**Short task**. Quote the whole listing exactly. Leave the pictures out of your copy.

— BEGIN —

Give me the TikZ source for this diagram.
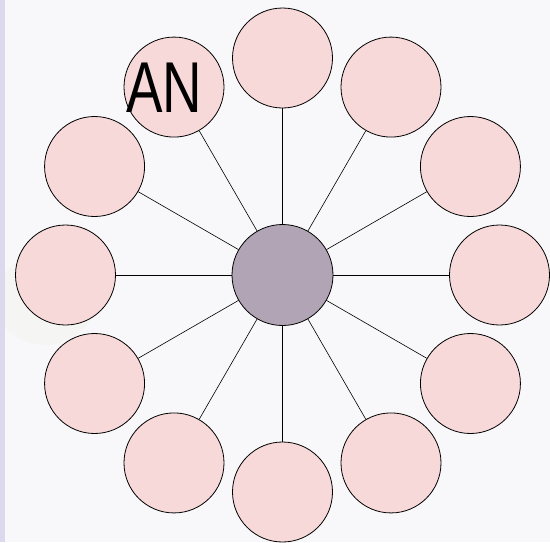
\documentclass[tikz,border=0pt]{standalone}
\usepackage{fontspec}
\setmainfont{Liberation Sans}
\usetikzlibrary{calc}
\begin{document}
\begin{tikzpicture}[x=1pt,y=-1pt,
  petal/.style={circle,draw=black,line width=0.8pt,fill=petalfill,minimum size=100pt,inner sep=0pt},
  hub/.style={circle,draw=black,line width=0.8pt,fill=hubfill,minimum size=101pt,inner sep=0pt},
  spoke/.style={draw=black,line width=0.6pt}]
\definecolor{petalfill}{HTML}{F8D9D9}
\definecolor{hubfill}{HTML}{B1A5B5}
\definecolor{paper}{HTML}{F8F8FB}
\definecolor{stripe}{HTML}{DCD9EE}
\definecolor{leafhaze}{HTML}{F2F4E8}
\useasboundingbox (0,0) rectangle (550,542);
% background
\begin{scope}
\clip (0,0) rectangle (550,542);
\fill[paper] (0,0) rectangle (550,542);
\fill[leafhaze,opacity=0.4] (45,300) ellipse (50 and 45);
\fill[stripe] (0,0) rectangle (5,542);
\end{scope}
% hub
\node[hub] (c) at (282.5,275) {};
% twelve petals on a ring
\foreach \i in {0,...,11}{
  \node[petal] (o\i) at ($(282.5,275)+({90-30*\i}:-217)$) {};
}
\foreach \i in {0,...,11}{
  \draw[spoke] (c) -- (o\i);
}
\node[font=\fontsize{72}{72}\selectfont,xscale=0.76,inner sep=0pt] (t) at (164.5,88) {AN};
\end{tikzpicture}
\end{document}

— END —

**Output of the exercise**.
Give me the TikZ source for this diagram.
\documentclass[tikz,border=0pt]{standalone}
\usepackage{fontspec}
\setmainfont{Liberation Sans}
\usetikzlibrary{calc}
\begin{document}
\begin{tikzpicture}[x=1pt,y=-1pt,
  petal/.style={circle,draw=black,line width=0.8pt,fill=petalfill,minimum size=100pt,inner sep=0pt},
  hub/.style={circle,draw=black,line width=0.8pt,fill=hubfill,minimum size=101pt,inner sep=0pt},
  spoke/.style={draw=black,line width=0.6pt}]
\definecolor{petalfill}{HTML}{F8D9D9}
\definecolor{hubfill}{HTML}{B1A5B5}
\definecolor{paper}{HTML}{F8F8FB}
\definecolor{stripe}{HTML}{DCD9EE}
\definecolor{leafhaze}{HTML}{F2F4E8}
\useasboundingbox (0,0) rectangle (550,542);
% background
\begin{scope}
\clip (0,0) rectangle (550,542);
\fill[paper] (0,0) rectangle (550,542);
\fill[leafhaze,opacity=0.4] (45,300) ellipse (50 and 45);
\fill[stripe] (0,0) rectangle (5,542);
\end{scope}
% hub
\node[hub] (c) at (282.5,275) {};
% twelve petals on a ring
\foreach \i in {0,...,11}{
  \node[petal] (o\i) at ($(282.5,275)+({90-30*\i}:-217)$) {};
}
\foreach \i in {0,...,11}{
  \draw[spoke] (c) -- (o\i);
}
\node[font=\fontsize{72}{72}\selectfont,xscale=0.76,inner sep=0pt] (t) at (164.5,88) {AN};
\end{tikzpicture}
\end{document}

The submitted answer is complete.